8. Some say Chinese companies only will merge with OTCBB shells. False. A number of Chinese reverse mergers have now been completed with virgin shells.

9. Some say virgins have fallen out of favor because fewer new shells are being formed. False. There was a pause last fall because of the brouhaha over Rule 415. That pause has ended. Also, there was an initial buildup of inventory in the year leading up to last summer, and players are simply using up the inventory before adding more shells. In fact, we are already gearing up for the next batches for several larger players.

10. Does the Rule 415 mess help or hurt trading shells? As mentioned in a previous post, senior SEC staffers have indicated to me that their concern in the whole 415 problem was the situation where holders with tradeable shares are very suddenly and dramatically, almost without notice, diluted very substantially through the registration for resale of a very large number of shares. This is indeed a real problem in the case of a trading shell. However, in a virgin shell, there are no holders with tradeable shares prior to a merger and subsequent registration, and before a single share is tradeable all shareholders know who will be registered. When I pointed this out to staffers, they confirmed the logic that there is less concern in the case of the virgin scenario. Thus, I believe there is a greater likelihood that you can convince the staff to register a greater percentage of your stock following a merger with a virgin shell than a trading shell.

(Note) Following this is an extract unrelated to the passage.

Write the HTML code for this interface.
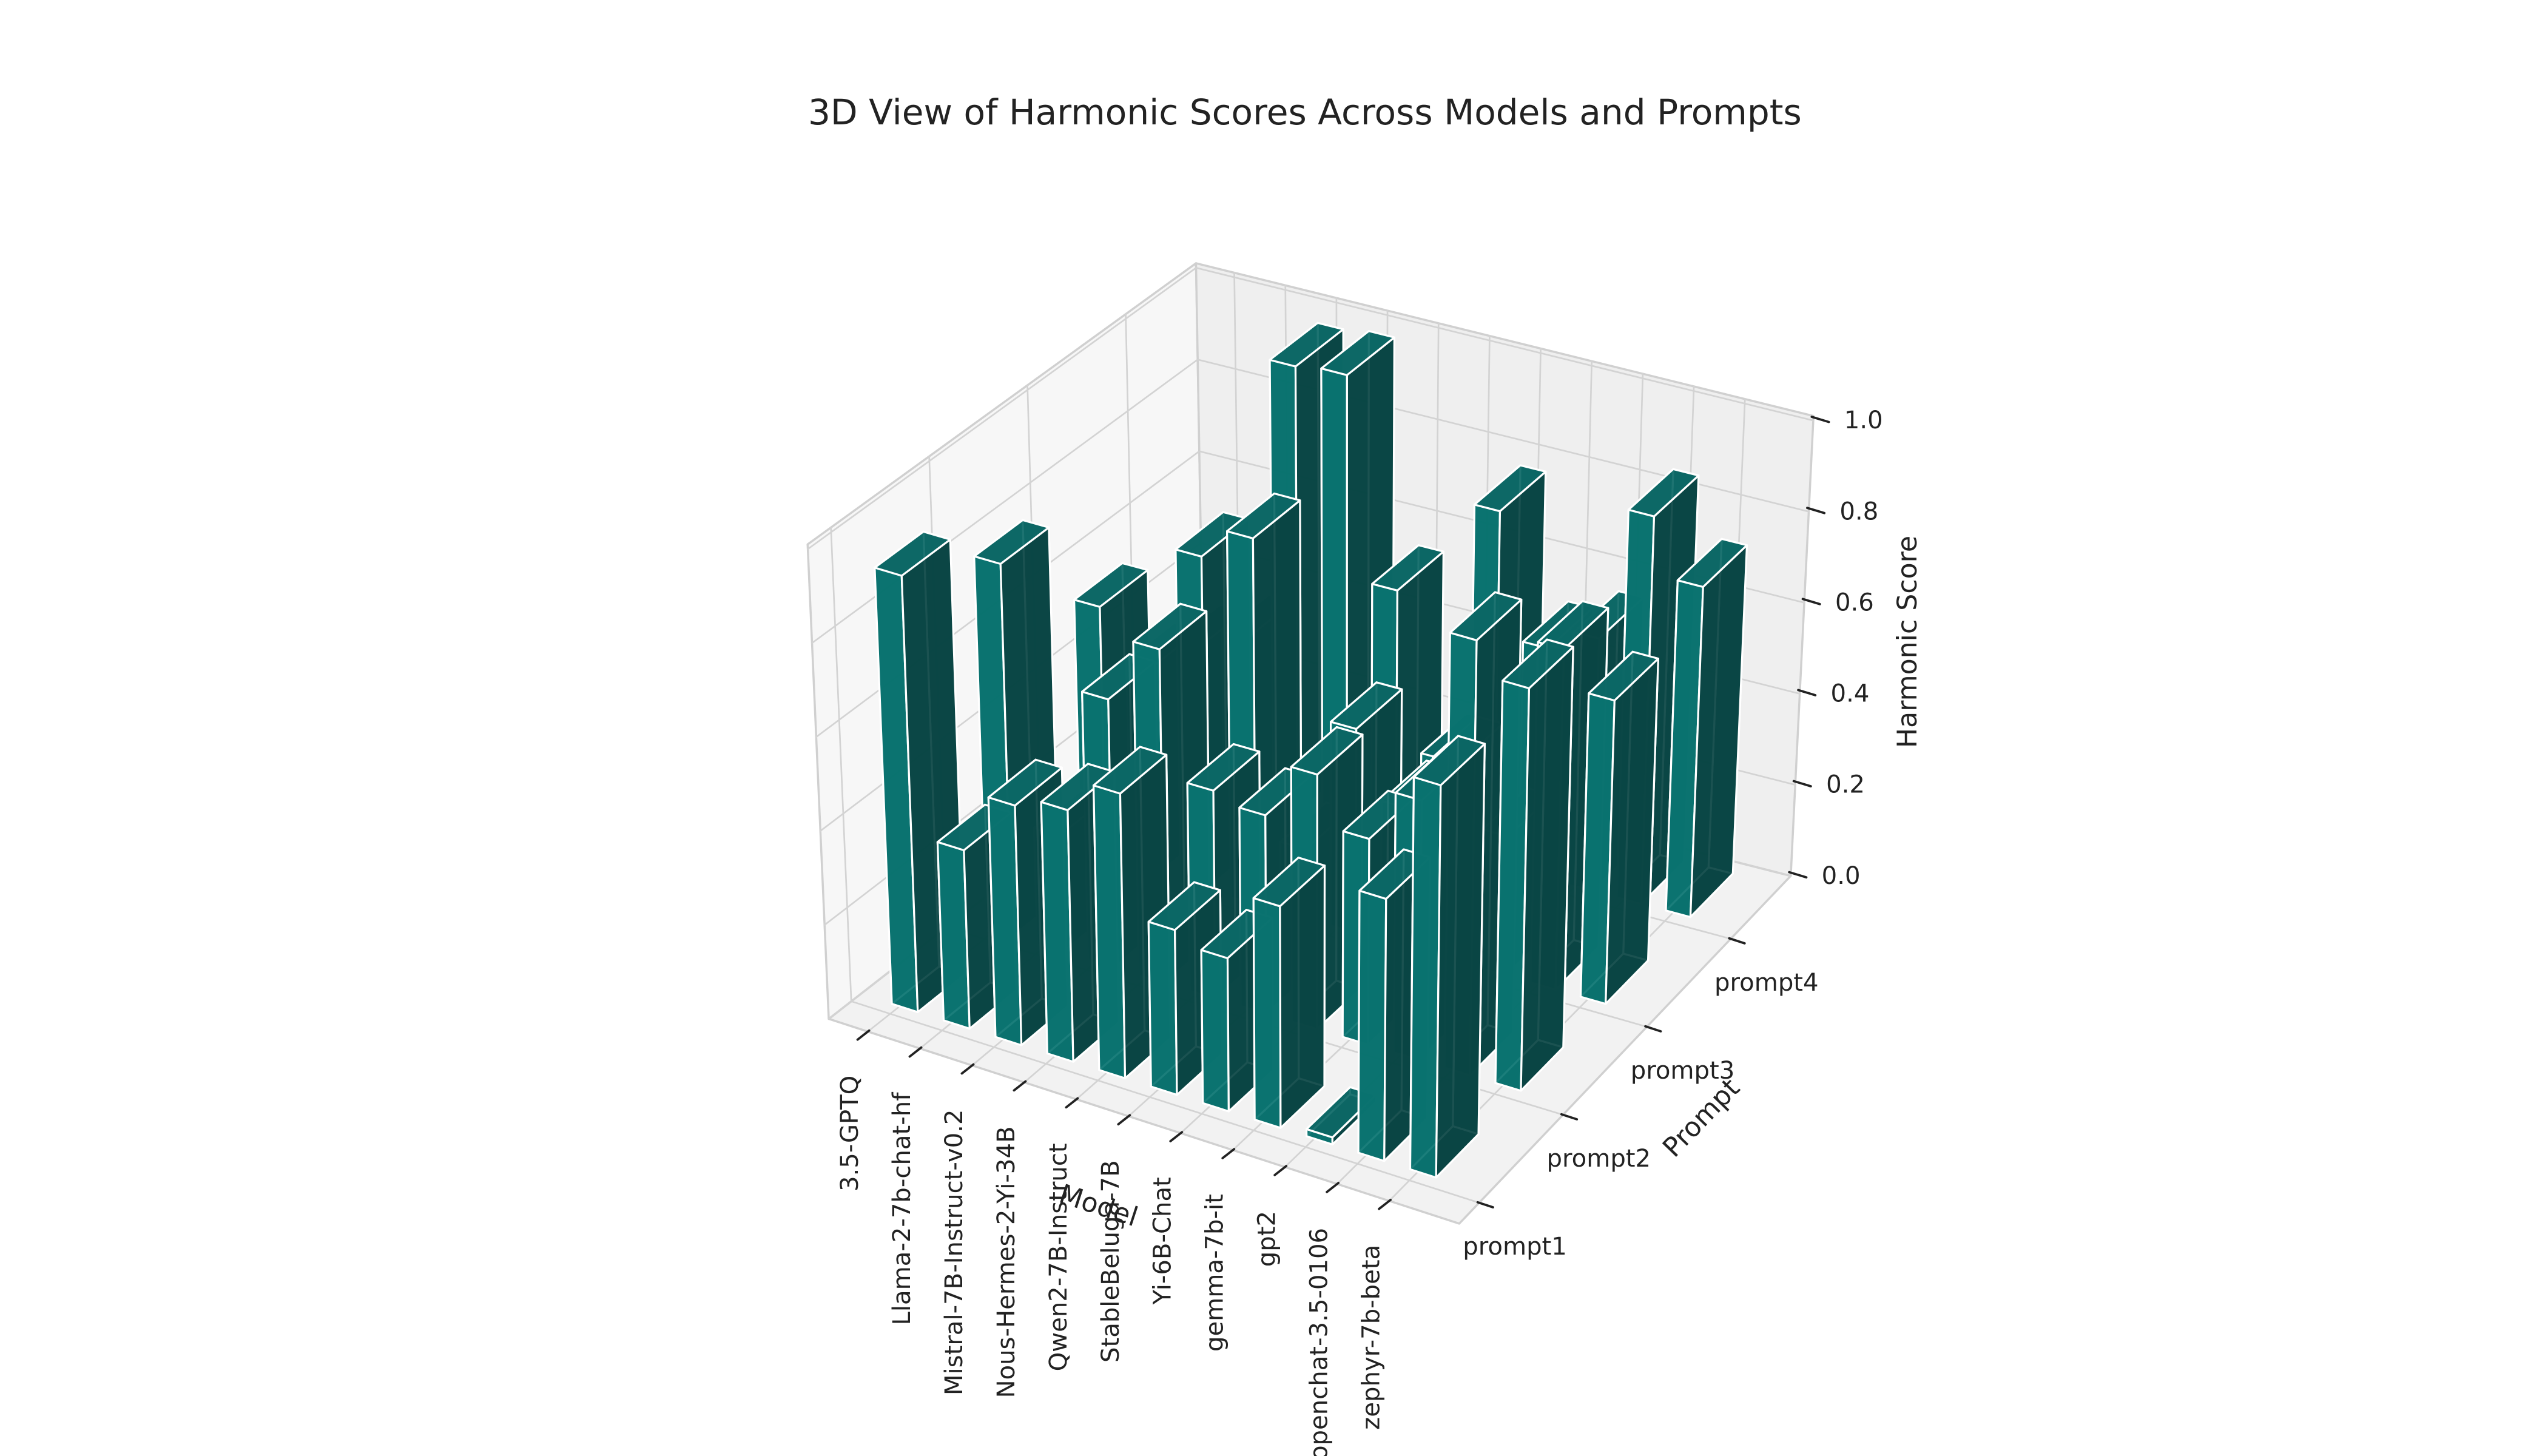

11. Don’t investors just not “get” the non-trading thing and have to see a ticker to feel comfortable? In some cases yes. Despite our efforts at education and making investors understand the relative benefits of virgins, some simply feel it is much harder to attract investment to the reverse merger transaction without a trading stock. We are slowly changing these perceptions, but old habits certainly die hard.

Conclusion: There is a place for all kinds of options. Trading shells make sense in certain situations, virgins in others, self-filing in others, merging with a SPAC in other situations. In general when a client presents to me, I discuss all options candidly and objectively.